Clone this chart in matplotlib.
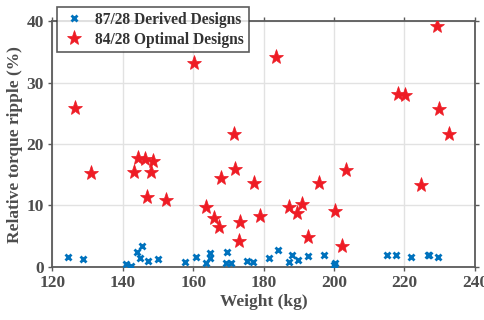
import matplotlib.pyplot as plt

# 87/28 derived designs (weight kg, ripple %)
derived_w = [124.5, 128.6, 141.0, 142.4, 144.0, 145.4, 144.8, 147.3, 149.9, 157.8,
             160.8, 163.5, 164.8, 164.8, 169.6, 169.3, 170.7, 175.2, 176.9, 181.6,
             184.2, 187.1, 188.2, 189.8, 192.6, 197.2, 200.0, 200.3, 215.0, 217.5,
             221.9, 226.7, 227.1, 229.6]
derived_r = [1.5, 1.3, 0.45, 0.1, 2.4, 3.3, 1.4, 1.0, 1.25, 0.7,
             1.6, 0.65, 2.3, 1.4, 2.4, 0.55, 0.55, 0.93, 0.8, 1.37,
             2.8, 0.8, 1.85, 1.1, 1.8, 1.9, 0.3, 0.65, 1.9, 1.9,
             1.6, 1.95, 1.85, 1.5]

# 84/28 optimal designs
optimal_w = [126.5, 131.1, 143.1, 144.3, 146.2, 148.6, 148.1, 147.0, 152.2, 160.1,
             163.7, 165.8, 167.3, 167.9, 171.5, 172.0, 172.9, 173.4, 177.4, 179.1,
             183.5, 187.1, 189.4, 191.0, 192.7, 195.6, 200.2, 202.3, 203.3, 218.2,
             220.1, 224.6, 229.3, 229.8, 232.6]
optimal_r = [25.9, 15.2, 15.4, 17.8, 17.6, 17.3, 15.5, 11.4, 10.8, 33.3,
             9.8, 8.0, 6.4, 14.4, 21.7, 16.0, 4.2, 7.3, 13.6, 8.3,
             34.2, 9.8, 8.7, 10.3, 4.9, 13.6, 9.1, 3.3, 15.8, 28.1,
             28.0, 13.3, 39.3, 25.7, 21.7]

txt = '#4d4d4d'
edge = '#5a5a5a'
plt.rcParams['font.family'] = ['Liberation Serif', 'DejaVu Serif']
plt.rcParams['font.weight'] = 'bold'

fig = plt.figure(figsize=(4.85, 3.2), dpi=100)
ax = fig.add_axes([0.108, 0.1666, 0.871, 0.7664])

ax.plot(derived_w, derived_r, 'x', color='#0072BD', ms=5, mew=2,
        label='87/28 Derived Designs', zorder=3)
ax.plot(optimal_w, optimal_r, '*', color='#EE1C25', ms=11, mew=0.5,
        label='84/28 Optimal Designs', zorder=3)

ax.set_xlim(120, 240)
ax.set_ylim(0, 40)
ax.set_xticks(range(120, 241, 20))
ax.set_yticks(range(0, 41, 10))
ax.grid(True, color='#e2e2e2', lw=1)
ax.set_axisbelow(True)
for s in ax.spines.values():
    s.set_color(edge)
    s.set_linewidth(1.3)
ax.tick_params(direction='out', length=3, width=1, colors=edge,
               labelcolor=txt, labelsize=12.5, top=True, right=True,
               labeltop=False, labelright=False, pad=3)
for lab in ax.get_xticklabels() + ax.get_yticklabels():
    lab.set_fontweight('bold')

ax.set_xlabel('Weight (kg)', fontsize=12.5, fontweight='bold', color=txt, labelpad=2)
ax.set_ylabel('Relative torque ripple (%)', fontsize=12.5, fontweight='bold', color=txt, labelpad=3)

leg = ax.legend(loc='upper left', bbox_to_anchor=(0.01, 1.058), fontsize=11.2,
                frameon=True, fancybox=False, borderpad=0.3, handletextpad=0.6,
                labelspacing=0.25, handlelength=1.6, borderaxespad=0)
leg.get_frame().set_edgecolor('#333333')
leg.get_frame().set_linewidth(1.2)
for t in leg.get_texts():
    t.set_color('#333333')
    t.set_fontweight('bold')

fig.savefig('out.png', dpi=100)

# Exercise details:
Pictures excluded, repeat exactly the lines from the top of the material through the line with "import matplotlib.pyplot as plt", including both of those lines.

# Task response:
Clone this chart in matplotlib.
import matplotlib.pyplot as plt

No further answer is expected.